SET TASK
Copy exactly the lines from the beginning of the data down to and including the line holding "const base1V: Pt[]", without any pictures.

☆ ☆ ☆ ☆ ☆ ☆ ☆

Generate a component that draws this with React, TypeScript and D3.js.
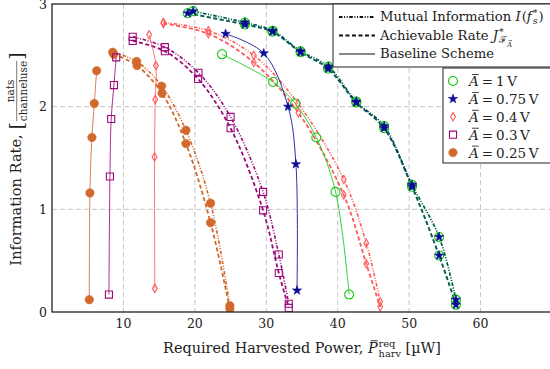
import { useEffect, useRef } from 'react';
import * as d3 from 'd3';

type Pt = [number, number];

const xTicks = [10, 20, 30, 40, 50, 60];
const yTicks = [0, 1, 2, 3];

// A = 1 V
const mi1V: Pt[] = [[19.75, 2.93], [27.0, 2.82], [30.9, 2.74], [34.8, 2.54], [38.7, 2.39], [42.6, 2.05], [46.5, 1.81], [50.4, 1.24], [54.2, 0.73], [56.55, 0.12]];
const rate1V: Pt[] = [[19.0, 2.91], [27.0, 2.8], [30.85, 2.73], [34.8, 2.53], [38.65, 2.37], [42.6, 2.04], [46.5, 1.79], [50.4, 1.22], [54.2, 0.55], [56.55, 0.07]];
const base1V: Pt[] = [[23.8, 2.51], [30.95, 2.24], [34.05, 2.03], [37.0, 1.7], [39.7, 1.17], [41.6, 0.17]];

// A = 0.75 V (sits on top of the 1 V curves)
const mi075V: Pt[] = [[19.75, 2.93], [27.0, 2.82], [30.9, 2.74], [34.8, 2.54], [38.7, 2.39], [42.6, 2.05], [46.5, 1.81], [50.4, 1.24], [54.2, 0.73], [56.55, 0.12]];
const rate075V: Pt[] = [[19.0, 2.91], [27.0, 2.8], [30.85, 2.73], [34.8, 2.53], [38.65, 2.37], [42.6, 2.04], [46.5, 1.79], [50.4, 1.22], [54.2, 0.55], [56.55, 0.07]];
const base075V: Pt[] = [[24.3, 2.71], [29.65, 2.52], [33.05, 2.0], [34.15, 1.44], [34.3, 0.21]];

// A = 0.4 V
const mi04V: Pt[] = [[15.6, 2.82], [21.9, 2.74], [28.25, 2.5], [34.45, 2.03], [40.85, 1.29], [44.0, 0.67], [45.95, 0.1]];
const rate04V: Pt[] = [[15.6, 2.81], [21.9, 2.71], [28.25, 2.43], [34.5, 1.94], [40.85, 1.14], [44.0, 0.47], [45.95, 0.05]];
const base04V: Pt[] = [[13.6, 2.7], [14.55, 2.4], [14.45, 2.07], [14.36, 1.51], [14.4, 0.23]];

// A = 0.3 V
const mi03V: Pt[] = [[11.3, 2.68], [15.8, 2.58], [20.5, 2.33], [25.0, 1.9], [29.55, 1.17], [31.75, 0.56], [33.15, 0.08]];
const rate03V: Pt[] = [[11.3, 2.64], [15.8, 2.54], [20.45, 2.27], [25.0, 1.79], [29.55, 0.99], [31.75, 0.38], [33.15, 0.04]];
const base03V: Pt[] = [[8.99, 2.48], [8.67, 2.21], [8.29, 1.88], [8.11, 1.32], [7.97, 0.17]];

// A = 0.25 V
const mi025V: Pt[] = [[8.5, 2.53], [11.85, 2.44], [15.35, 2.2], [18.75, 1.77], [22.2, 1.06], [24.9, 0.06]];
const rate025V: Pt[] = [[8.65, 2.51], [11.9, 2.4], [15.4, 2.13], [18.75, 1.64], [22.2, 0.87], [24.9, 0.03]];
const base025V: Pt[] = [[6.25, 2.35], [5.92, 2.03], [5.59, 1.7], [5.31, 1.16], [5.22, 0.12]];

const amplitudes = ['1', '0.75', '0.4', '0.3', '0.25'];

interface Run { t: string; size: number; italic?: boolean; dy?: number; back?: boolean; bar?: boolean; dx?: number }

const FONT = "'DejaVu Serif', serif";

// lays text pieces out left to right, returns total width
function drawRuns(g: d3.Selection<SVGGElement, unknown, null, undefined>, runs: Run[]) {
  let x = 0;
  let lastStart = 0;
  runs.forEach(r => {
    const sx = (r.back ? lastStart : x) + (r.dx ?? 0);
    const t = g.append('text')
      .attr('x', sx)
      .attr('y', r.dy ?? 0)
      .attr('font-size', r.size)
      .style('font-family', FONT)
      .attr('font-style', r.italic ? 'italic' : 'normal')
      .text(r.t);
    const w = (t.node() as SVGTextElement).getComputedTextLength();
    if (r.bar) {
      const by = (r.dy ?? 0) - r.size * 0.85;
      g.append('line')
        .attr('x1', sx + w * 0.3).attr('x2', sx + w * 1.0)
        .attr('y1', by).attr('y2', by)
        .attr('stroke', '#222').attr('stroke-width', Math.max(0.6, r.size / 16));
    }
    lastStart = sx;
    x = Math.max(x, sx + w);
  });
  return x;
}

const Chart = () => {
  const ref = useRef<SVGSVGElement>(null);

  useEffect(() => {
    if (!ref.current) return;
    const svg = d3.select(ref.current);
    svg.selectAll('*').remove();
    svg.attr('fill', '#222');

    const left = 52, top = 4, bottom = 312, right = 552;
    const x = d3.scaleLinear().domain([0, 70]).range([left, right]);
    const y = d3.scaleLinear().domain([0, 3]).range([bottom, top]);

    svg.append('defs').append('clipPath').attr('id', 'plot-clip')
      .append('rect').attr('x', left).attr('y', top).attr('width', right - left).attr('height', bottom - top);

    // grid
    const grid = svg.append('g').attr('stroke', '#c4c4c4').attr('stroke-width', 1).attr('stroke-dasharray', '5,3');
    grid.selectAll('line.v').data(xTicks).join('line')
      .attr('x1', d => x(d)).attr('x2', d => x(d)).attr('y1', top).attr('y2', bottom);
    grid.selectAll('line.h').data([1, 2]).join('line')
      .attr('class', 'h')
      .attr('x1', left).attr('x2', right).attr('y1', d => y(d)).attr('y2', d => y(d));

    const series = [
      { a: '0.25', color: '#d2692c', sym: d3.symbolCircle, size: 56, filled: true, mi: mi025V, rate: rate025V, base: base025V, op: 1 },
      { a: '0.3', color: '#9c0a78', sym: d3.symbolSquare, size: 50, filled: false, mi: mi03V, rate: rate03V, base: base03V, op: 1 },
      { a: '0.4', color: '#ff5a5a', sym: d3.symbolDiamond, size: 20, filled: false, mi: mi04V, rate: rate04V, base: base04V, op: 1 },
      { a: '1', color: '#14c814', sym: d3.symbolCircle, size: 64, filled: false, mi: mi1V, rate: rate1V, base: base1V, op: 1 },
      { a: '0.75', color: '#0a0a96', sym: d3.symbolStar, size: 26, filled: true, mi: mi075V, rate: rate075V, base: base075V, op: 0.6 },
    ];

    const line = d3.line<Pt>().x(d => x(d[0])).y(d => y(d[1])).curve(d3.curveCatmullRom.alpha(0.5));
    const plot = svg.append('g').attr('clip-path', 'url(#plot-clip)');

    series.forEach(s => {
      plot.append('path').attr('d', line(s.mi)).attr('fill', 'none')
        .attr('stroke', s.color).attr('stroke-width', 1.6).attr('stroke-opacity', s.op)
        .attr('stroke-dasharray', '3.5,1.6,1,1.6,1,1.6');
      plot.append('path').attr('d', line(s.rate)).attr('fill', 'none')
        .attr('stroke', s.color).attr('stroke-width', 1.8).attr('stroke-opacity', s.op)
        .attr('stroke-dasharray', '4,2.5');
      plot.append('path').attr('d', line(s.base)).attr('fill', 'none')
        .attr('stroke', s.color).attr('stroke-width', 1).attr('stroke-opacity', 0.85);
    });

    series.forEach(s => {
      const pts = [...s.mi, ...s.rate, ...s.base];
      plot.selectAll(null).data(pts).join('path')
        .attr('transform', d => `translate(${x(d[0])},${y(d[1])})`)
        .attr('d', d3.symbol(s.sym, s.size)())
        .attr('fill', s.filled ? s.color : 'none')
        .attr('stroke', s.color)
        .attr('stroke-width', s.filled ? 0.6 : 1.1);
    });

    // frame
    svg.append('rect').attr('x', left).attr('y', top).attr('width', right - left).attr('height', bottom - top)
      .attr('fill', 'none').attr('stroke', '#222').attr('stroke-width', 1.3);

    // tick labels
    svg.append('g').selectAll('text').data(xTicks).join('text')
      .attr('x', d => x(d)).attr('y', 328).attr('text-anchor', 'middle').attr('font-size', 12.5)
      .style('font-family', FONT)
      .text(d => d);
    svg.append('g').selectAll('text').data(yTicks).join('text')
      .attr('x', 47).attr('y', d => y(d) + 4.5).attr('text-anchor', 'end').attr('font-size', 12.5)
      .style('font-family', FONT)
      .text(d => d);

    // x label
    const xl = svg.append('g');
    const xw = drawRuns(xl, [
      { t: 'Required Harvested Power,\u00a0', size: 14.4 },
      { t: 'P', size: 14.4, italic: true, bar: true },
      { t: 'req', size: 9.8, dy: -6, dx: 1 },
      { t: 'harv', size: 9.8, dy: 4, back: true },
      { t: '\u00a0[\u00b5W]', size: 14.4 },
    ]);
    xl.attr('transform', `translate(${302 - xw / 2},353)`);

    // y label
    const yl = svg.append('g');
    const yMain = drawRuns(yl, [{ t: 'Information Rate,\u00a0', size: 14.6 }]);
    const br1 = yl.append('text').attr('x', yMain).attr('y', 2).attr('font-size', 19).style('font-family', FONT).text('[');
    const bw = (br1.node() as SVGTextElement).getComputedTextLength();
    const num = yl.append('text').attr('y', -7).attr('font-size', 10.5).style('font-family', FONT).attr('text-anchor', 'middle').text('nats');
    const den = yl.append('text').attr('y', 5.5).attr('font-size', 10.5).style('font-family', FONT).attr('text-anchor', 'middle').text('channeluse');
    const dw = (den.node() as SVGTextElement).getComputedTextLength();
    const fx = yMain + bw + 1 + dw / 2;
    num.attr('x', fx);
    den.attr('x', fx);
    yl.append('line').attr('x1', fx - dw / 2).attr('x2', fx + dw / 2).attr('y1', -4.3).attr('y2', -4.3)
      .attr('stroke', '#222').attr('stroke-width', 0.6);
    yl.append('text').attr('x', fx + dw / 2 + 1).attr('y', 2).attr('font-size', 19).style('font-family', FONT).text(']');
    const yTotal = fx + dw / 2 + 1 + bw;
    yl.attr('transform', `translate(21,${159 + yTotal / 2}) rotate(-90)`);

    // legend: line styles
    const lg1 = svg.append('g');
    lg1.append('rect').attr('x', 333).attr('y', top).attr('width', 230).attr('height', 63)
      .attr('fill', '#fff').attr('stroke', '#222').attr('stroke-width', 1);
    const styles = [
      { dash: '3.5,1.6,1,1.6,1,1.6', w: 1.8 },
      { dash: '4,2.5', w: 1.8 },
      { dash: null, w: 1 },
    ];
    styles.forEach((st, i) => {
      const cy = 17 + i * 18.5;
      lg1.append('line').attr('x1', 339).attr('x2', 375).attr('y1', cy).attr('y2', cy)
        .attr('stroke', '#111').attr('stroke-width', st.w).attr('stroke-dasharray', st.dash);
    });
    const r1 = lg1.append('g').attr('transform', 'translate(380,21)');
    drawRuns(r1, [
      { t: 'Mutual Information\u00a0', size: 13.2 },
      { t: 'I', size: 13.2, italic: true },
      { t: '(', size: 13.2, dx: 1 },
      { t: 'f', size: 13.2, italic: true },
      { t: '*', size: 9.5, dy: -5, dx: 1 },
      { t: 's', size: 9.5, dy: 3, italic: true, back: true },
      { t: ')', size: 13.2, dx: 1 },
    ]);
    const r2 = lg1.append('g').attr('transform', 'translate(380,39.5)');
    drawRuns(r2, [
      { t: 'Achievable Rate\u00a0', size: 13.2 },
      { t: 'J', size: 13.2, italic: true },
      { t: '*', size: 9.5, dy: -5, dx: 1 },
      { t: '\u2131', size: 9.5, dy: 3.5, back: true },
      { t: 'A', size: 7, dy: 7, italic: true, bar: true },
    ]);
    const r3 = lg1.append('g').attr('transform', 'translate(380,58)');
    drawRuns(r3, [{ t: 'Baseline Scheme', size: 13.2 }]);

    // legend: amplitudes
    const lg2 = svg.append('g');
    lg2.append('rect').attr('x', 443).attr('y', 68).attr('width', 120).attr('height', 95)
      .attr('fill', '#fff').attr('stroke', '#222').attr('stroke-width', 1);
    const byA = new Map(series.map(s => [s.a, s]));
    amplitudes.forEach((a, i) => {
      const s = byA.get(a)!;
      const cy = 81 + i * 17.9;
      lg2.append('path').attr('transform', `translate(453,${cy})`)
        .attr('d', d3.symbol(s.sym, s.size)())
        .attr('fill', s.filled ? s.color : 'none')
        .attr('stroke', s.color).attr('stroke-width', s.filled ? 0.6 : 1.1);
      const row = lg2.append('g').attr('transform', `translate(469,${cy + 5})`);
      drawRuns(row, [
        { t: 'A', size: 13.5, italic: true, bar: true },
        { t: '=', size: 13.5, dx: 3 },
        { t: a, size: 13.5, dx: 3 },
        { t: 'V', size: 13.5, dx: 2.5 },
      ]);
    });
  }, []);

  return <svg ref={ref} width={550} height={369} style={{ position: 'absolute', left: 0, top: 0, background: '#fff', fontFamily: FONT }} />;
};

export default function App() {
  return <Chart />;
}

☆ ☆ ☆ ☆ ☆ ☆ ☆

PROBLEM SOLUTION
Generate a component that draws this with React, TypeScript and D3.js.
import { useEffect, useRef } from 'react';
import * as d3 from 'd3';

type Pt = [number, number];

const xTicks = [10, 20, 30, 40, 50, 60];
const yTicks = [0, 1, 2, 3];

// A = 1 V
const mi1V: Pt[] = [[19.75, 2.93], [27.0, 2.82], [30.9, 2.74], [34.8, 2.54], [38.7, 2.39], [42.6, 2.05], [46.5, 1.81], [50.4, 1.24], [54.2, 0.73], [56.55, 0.12]];
const rate1V: Pt[] = [[19.0, 2.91], [27.0, 2.8], [30.85, 2.73], [34.8, 2.53], [38.65, 2.37], [42.6, 2.04], [46.5, 1.79], [50.4, 1.22], [54.2, 0.55], [56.55, 0.07]];
const base1V: Pt[] = [[23.8, 2.51], [30.95, 2.24], [34.05, 2.03], [37.0, 1.7], [39.7, 1.17], [41.6, 0.17]];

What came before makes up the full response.